I think it is best that you contact Nero's support. These kind of errors are application specific. I have ran out of ideas.


----------



## harishfrnd5500

k thank you for your sweet response


----------



## harishfrnd5500

Finally i got the solution for this from tech support of nero....

The InstallShield installer, which is used with Nero 2014 has currently a problem with the temporary path on your system. For unknown reasons, in the path used on your system there is no 8.3 pathname. The current path is:

C:\Users\user name\AppData\Local\Temp\

To solve the problem, it will be sufficient to create a new Windows Administrator account named only Test.

Nero also created a tool (Nero FirstAidKit) which will delete all registry entries of your Nero installation(s) and will allow a clean reinstall of Nero. Please note that the Nero FirstAidKit deletes Nero related registry entries only -> all Nero folders and files still
remain on your system.(but Nero applications cannot be used anymore)
These remaining Nero folder and files will be overwritten automatically once you have completed a new installation of Nero.

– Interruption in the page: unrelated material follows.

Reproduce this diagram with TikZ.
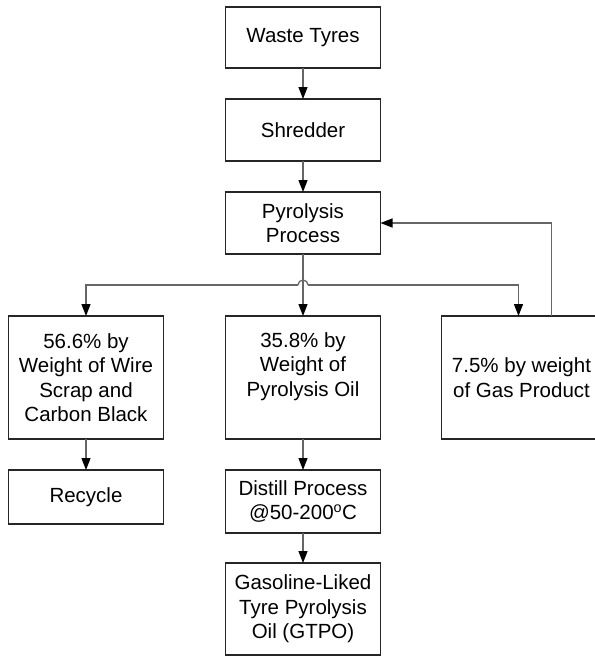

Download the Nero FirstAidKit from

ftp://ftp6.nero.com/tools/NeroFirstAidKit.zip

to your harddrive.

Unzip the ZIP-file with WinZip or WinRAR and save the content to your hard drive.
Double-click on the unzipped EXE-file to start the Nero FirstAidKit.
-> The window "Nero FirstAidKit (for test only)" will open.

Confirm the message to remove the Nero entries with YES.
-> A status window will open.
The execution of the tool may take several minutes.

Please wait until the progress has been completed.
-> The message "Finished cleaning up" is displayed.

Close the window by clicking the "finish" button.
-> Nero FirstAidKit has removed all Nero entries from your registry.

After the successful installation with this new account, it can be removed again from the system.

Don't try any other registry cleaner to clean the nero regitry definitely it won't clear i tried many registry cleaners so you have to follow the above procedure to clean nero registry...


----------